A Midsummer Feast in Sweden

The best thing I ate all year was certainly a Swedish Midsummer’s feast on a farm in Ahus, Sweden. It was a vast melange of locally-sourced, traditional farm-to-table Swedish foods: Knäckebröd (crispbread) with gravlax (cured salmon) and other meats and cheese, potatoes, sill (pickled herring), horseradish and mustard sauces, potatoes, eggs… I love a good smörgåsbord, my friend, what can I say! I think I ate the equivalent of a medium-sized truckbed of crackers and cheese that evening.

Audrey Farnsworth, Editor

11 OF 13

A Mezcal Margarita

The best thing I ate this year? Everything I had Rooster and the Pig, a Vietnamese-American restaurant in Palm Springs. Most items on the menu are intended to be shared, so a friend and I placed three orders: Green papaya, Asian Beef Jerky, and crispy shallots; lemongrass pork & shrimp rice noodles; and shrimp and sweet potato fritter.

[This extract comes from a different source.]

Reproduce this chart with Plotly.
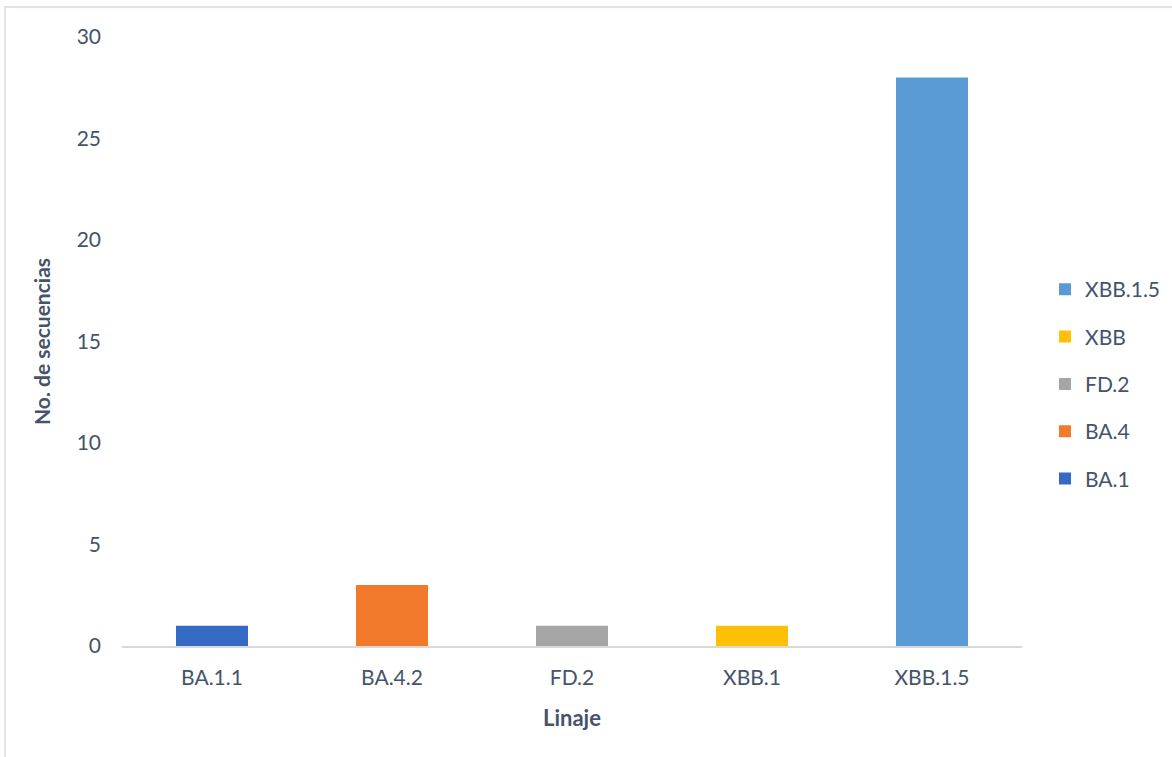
import plotly.graph_objects as go

categories = ["BA.1.1", "BA.4.2", "FD.2", "XBB.1", "XBB.1.5"]
series_names = ["BA.1", "BA.4", "FD.2", "XBB", "XBB.1.5"]
values = [1, 3, 1, 1, 28]
colors = ["#346AC4", "#F27A2C", "#A5A5A5", "#FFC107", "#5B9BD5"]
legend_rank = [5, 4, 3, 2, 1]
y_ticks = [0, 5, 10, 15, 20, 25, 30]

FONT = "Lato, 'Open Sans', sans-serif"
TXT = "#44546A"

fig = go.Figure()
for cat, name, val, col, rk in zip(categories, series_names, values, colors, legend_rank):
    fig.add_trace(go.Bar(
        x=[cat], y=[val], name=name, marker=dict(color=col, line=dict(width=0)),
        width=0.4, legendgroup=name, legendrank=rk, offsetgroup="a",
    ))

W, H = 1172, 757
ml, mr, mt, mb = 122, 150, 37, 111
pw, ph = W - ml - mr, H - mt - mb

def px_x(x):
    return (x - ml) / pw

def px_y(y):
    return (H - mb - y) / ph

fig.update_layout(
    width=W, height=H,
    margin=dict(l=ml, r=mr, t=mt, b=mb, autoexpand=False),
    plot_bgcolor="white", paper_bgcolor="white",
    font=dict(family=FONT, size=21, color=TXT),
    showlegend=True,
    legend=dict(
        traceorder="grouped", tracegroupgap=17,
        xref="container", x=1045 / W, xanchor="left", y=0.43, yanchor="middle",
        font=dict(size=21, color=TXT), itemwidth=30,
    ),
    xaxis=dict(
        showline=True, linecolor="#D9D9D9", linewidth=2, ticks="",
        showgrid=False, tickfont=dict(size=21, color=TXT),
        categoryorder="array", categoryarray=categories,
        title=dict(text="<b>Linaje</b>", font=dict(size=22, color=TXT), standoff=22),
        ticklabelstandoff=12,
    ),
    yaxis=dict(
        range=[0, 30], tickvals=y_ticks, showgrid=False, zeroline=False,
        showline=False, ticks="", tickfont=dict(size=21, color=TXT),
        ticklabelstandoff=20,
        title=dict(text="<b>No. de secuencias</b>", font=dict(size=21, color=TXT), standoff=20),
    ),
    shapes=[
        dict(type="rect", xref="paper", yref="paper",
             x0=px_x(5), x1=px_x(1200), y0=px_y(800), y1=px_y(7),
             line=dict(color="#E0E3EA", width=2), fillcolor="rgba(0,0,0,0)", layer="below"),
    ],
)

fig.write_html("out.html")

I’m also a fan of a relatively new mezcal bar down the street from me in the Los Angeles neighborhood of Echo Park, Bar Caló—they make a mean mezcal margarita.

Jesse Tabit, Social Media Manager

12 OF 13

The World’s Most Perfect Shrimp Taco

It’s so rare that things live up to—let alone exceed—the hype. And yet, I’m here to tell you, miracles happen. I know because it happened to me. When I went to the much-lauded Mariscos Jalisco food truck in the Los Angeles neighborhood of Boyle Heights, I was certainly expecting to like and enjoy my meal. But when I finally sampled their legendary crispy shrimp tacos, I wasn’t just tasting something great, I was experiencing something great. That thrill that comes with feeling like there is good and magic in the world if we know where to look for it—it exists within a perfect crispy shrimp taco.

Chantel Delulio, Editor

13 OF 13

Cucumber and Yucca Ceviche

A spring trip to Costa Rica introduced me to the ever-expanding world of Costa Rican cuisine: local, sustainable, and delicious. My favorite meal was at the San Jose eatery Al Mercat, where I feasted on cucumber and yucca ceviche, tamarind pork ribs, and an entire honeycomb topped with golden berries and cacao for dessert.